Dennoch gelang den Autorinnen eine faktenreiche und berührende Darstellung der Schicksale und Ängste der Flüchtlinge, die angesichts der Abschiebung "das Einzige taten, was noch in ihrer Macht lag". So lautet eine Formulierung auf einem Demonstrationsaufruf des Afrika-Kommitees zum Tod von Apedo Lossou-Gavo, der sich 1996 am Tag vor seinem 28. Geburtstag erhängte. Bei der Lesung im IBZ trug Herzog auch Auszüge aus dessen Biographie vor.

Lossou-Gavo war aus Togo geflohen, nachdem er wegen des Verteilens von oppositionellen Flugblättern verhaftet worden war. Ihm gelang die Flucht aus dem Gefängnis, ein Onkel besorgte ihm Pass und Flugticket. Auch dass dieser Onkel später ermordet wurde, beeindruckte deutsche Richter nicht: Sie lehnten seinen Widerspruch gegen den negativen Bescheid des "Bundesamtes für die Anerkennung ausländischer Flüchtlinge" ab. Der Entscheider dort hatte Lossou-Gavos Darlegung als unglaubwürdig eingestuft. Für Heike Herzog ist das nicht erstaunlich. Viele Mitarbeiter des Bundesamtes seien nicht entsprechend geschult, kritisiert sie.

Vor allem aber widerspreche die "Glaubwürdigkeitsprüfung" dem psychischen Zustand der Flüchtlinge. "Die Verdrängung der traumatisierenden Erlebnisse hilft der psychischen Stabilisierung", weiß Herzog. Es erscheint nachvollziehbar, dass Menschen, die oft vor brutaler Verfolgung geflohen sind, "ihr" Gefängnis nicht wie gewünscht glaubwürdig beschreiben können. "Mit seinen Unterstützern hat auch keiner über seine Flucht gesprochen", unterstreicht Heike Herzog die Probleme das Erlebte wieder aufleben zu lassen. Zudem sei bekannt, dass Folter zu Gedächtnisschwund führen kann.

Aber nicht nur die Befragung beim Bundesamt bedeutet Stress für die oft an ihrer Seele verletzten Flüchtlinge. Auch die Abschiebedrohung trägt ebenso wenig zu einer psychischen Stabilisierung bei wie das Leben in den "Gemeinschaftsunterkünfte" genannten Lagern. Die Asylbewerber in Landshut mussten zudem im Winter auf dem städtischen Bauhof arbeiten, bei Weigerung wurde ihnen das Taschengeld von 80 Mark im Monat gestrichen. Auch Akpedo Lossou-Gavo sollte nur noch ein Lebensmittelpaket erhalten, nach Meinung seiner Unterstützerin ein Auslöser für eine schwere psychische Krise. Zudem war kurz zuvor die Entscheidung des Bundesamtes von einem Gericht bestätigt worden. Als Lossou-Gavo zum zweiten Mal ins Krankenhaus eingeliefert wurde, bescheinigte ihm ein Arzt eine paranoide Psychose mit Fremdaggression, Selbstgefährdung und Suizidgedanken.

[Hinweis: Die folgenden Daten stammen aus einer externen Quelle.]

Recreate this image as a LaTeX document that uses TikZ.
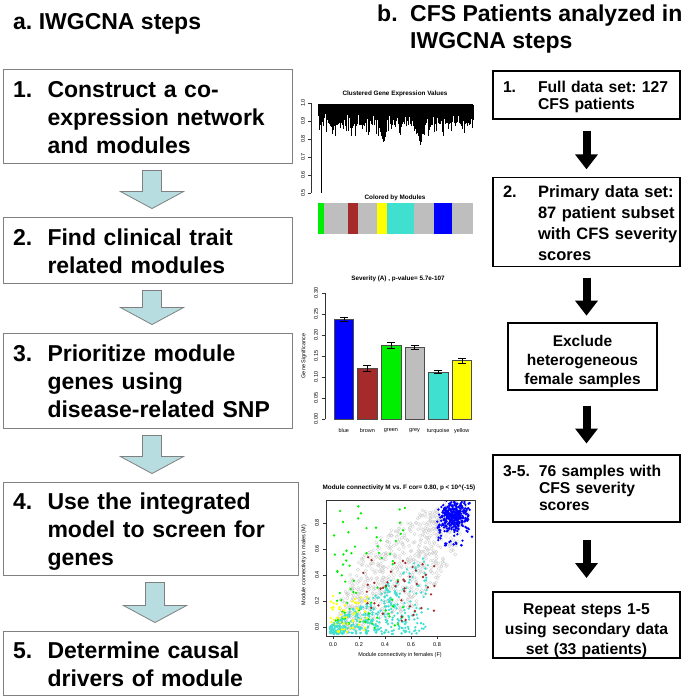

Selbstmordgefahr oder psychische Erkrankung sind Grund für eine Duldung. "Das heißt aber auch bei einer Genesung Abschiebung", beschreibt Heike Herzog die Kehrseite der Medaille. Eine aussichtlose Situation, aus der Akpedo Lossou-Gavo anscheinend nur noch einen Ausweg sah: Den Tod. Bei der Trauerfeier sagte ein Freund: "Er ist dem Tod in Togo entkommen – hier hat er ihn gefunden."

Heike Herzog/Eva Wälde: Sie suchten das Leben. Suizide als Folge deutscher Asylpolitik. Münster: Unrast Verlag, 2004. 205 S., 15 Euro.